Immigration and Custom Enforcement agents arrested Nin in August and began the process of deporting him back to Cambodia because of a 2010 conviction. Nin served two years for that conviction and says deportation on top of that would have been a life sentence.
A judge ruled in February that deporting him would be an undue hardship and ordered him released and returned his green card.
“I am happy to be back home with my family and am moved by the love and support of the community,” said Nin. “My family and I went through a lot these past six months and my heart breaks for those who continue to be separated from their families. I know there is still more work to be done, and I want to help keep families together.”
The ruling comes after an intense campaign by the Southeast Asia Resource Action Center, (SEARAC), Mijente, and the National Immigration Project of the National Lawyers Guild.Nin’s wife Jenny and seven other Minnesota families whose loved ones also faced imminent deportation are part of a campaign to release the Minnesota 8.
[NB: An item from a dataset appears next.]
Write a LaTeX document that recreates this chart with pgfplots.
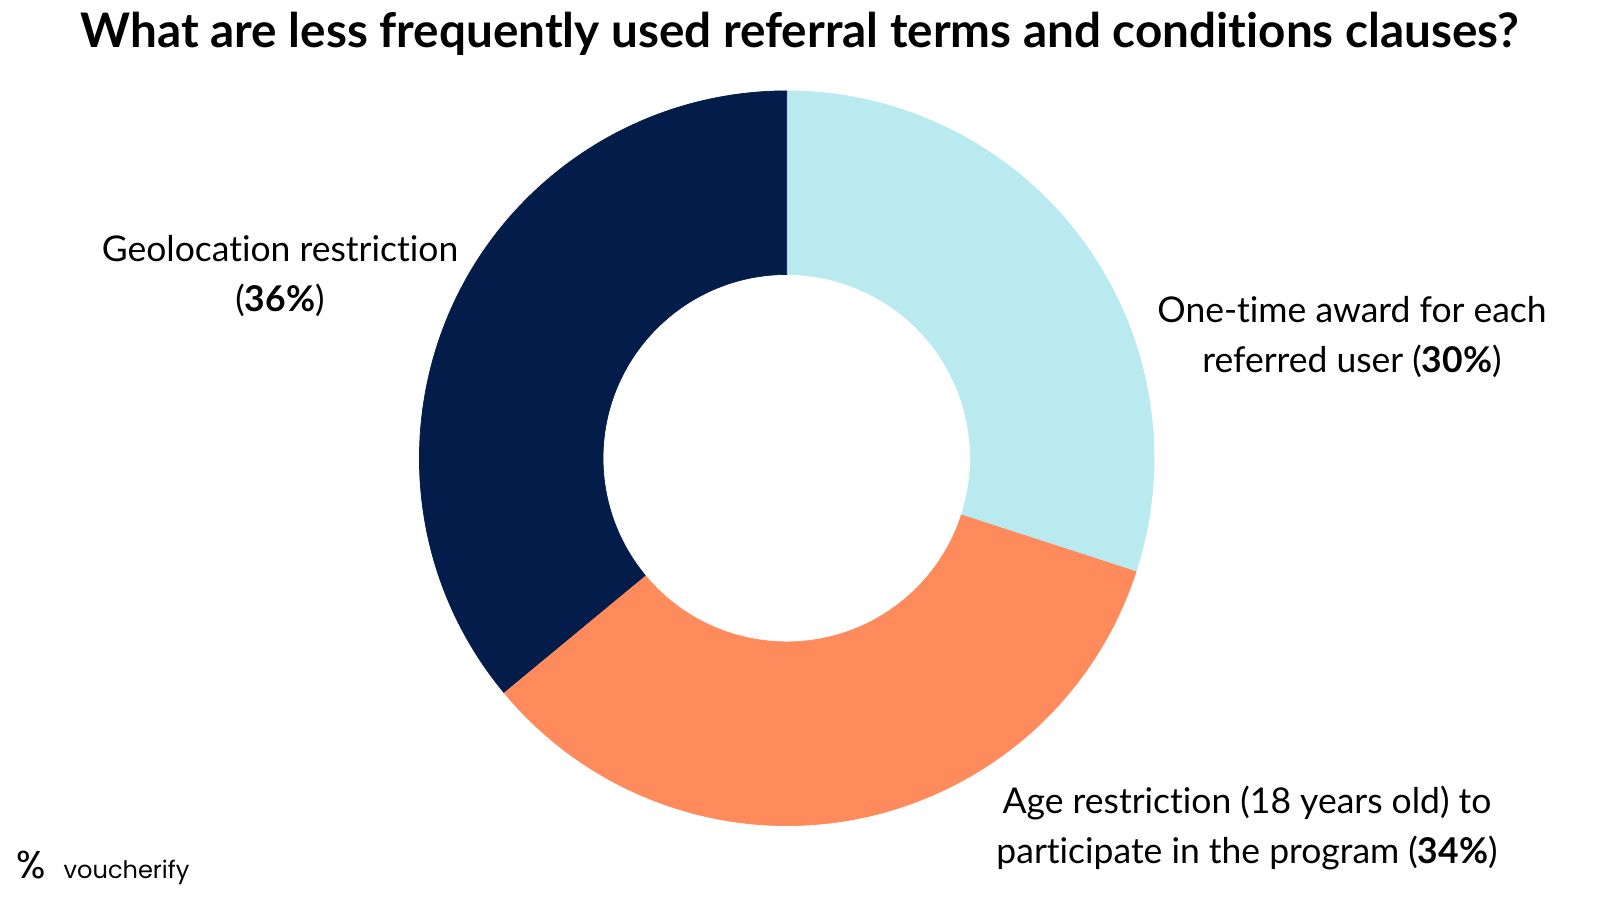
\documentclass[border=0pt]{standalone}
\usepackage{fontspec}
\setmainfont[Ligatures=NoCommon]{Lato}
\newfontfamily\logofont{Poppins}
\usepackage{pgfplots}
\usepackage{pgfplotstable}
\pgfplotsset{compat=1.18}
\definecolor{cAward}{HTML}{B9EAF0}
\definecolor{cAge}{HTML}{FF8A5C}
\definecolor{cGeo}{HTML}{041C4A}
\pgfplotstableread{
value color
30 cAward
34 cAge
36 cGeo
}\slices
\begin{document}
\begin{tikzpicture}
\begin{axis}[x=1cm,y=1cm,xmin=0,xmax=16,ymin=0,ymax=9,hide axis,clip=false,scale only axis]
\path (axis cs:0,0) rectangle (axis cs:16,9);
\def\cx{7.867}\def\cy{4.429}\def\Rout{3.673}\def\Rin{1.837}
\gdef\startang{90}
\pgfplotsforeachungrouped \i in {0,1,2}{%
  \pgfplotstablegetelem{\i}{value}\of\slices \let\val\pgfplotsretval
  \pgfplotstablegetelem{\i}{color}\of\slices \let\col\pgfplotsretval
  \pgfmathsetmacro\endang{\startang-3.6*\val}%
  \edef\cmd{\noexpand\fill[\col,draw=\col,line width=0.2pt] (axis cs:{\cx+\Rout*cos(\startang)},{\cy+\Rout*sin(\startang)}) arc[start angle=\startang,end angle=\endang,radius=\Rout] -- (axis cs:{\cx+\Rin*cos(\endang)},{\cy+\Rin*sin(\endang)}) arc[start angle=\endang,end angle=\startang,radius=\Rin] -- cycle;}%
  \cmd
  \xdef\startang{\endang}%
}
\node[font=\fontsize{13.55}{16}\selectfont\bfseries, anchor=base] at (axis cs:8.0,8.54) {What are less frequently used referral terms and conditions clauses?};
\node[font=\fontsize{10.1}{14.2}\selectfont, align=center] at (axis cs:2.80,6.25) {Geolocation restriction\\(\textbf{36\%})};
\node[font=\fontsize{10.1}{14.2}\selectfont, align=center] at (axis cs:13.52,5.64) {One-time award for each\\referred user (\textbf{30\%})};
\node[font=\fontsize{10.1}{14.2}\selectfont, align=center] at (axis cs:12.47,0.735) {Age restriction (18 years old) to\\participate in the program (\textbf{34\%})};
\node[anchor=base west, inner sep=0, font=\logofont\fontsize{11}{11}\selectfont] at (axis cs:0.16,0.23) {\%};
\node[anchor=base west, inner sep=0, font=\logofont\fontsize{6.85}{7}\selectfont] at (axis cs:0.63,0.23) {voucherify};
\end{axis}
\end{tikzpicture}
\end{document}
“Jenny and the Release Minnesota 8 campaign demonstrate the power of grassroots organizing and embody the fierce resilience of our refugee communities,” said Quyen Dinh, executive director of SEARAC. “Ched was finally released through legal channels, but it took months of community mobilization by Cambodian Americans and advocates to come this far.”
Ched came to the United States as a refugee at age six in 1986 with his family. He was born in and stayed in Refugee camps in Thailand and the Philippines for six years before coming to the United States.
Nin was represented by University of Minnesota Law professor Linus Chan and students John Hoag and Shane Fizmaurice through the James Bringer Center for New Americans.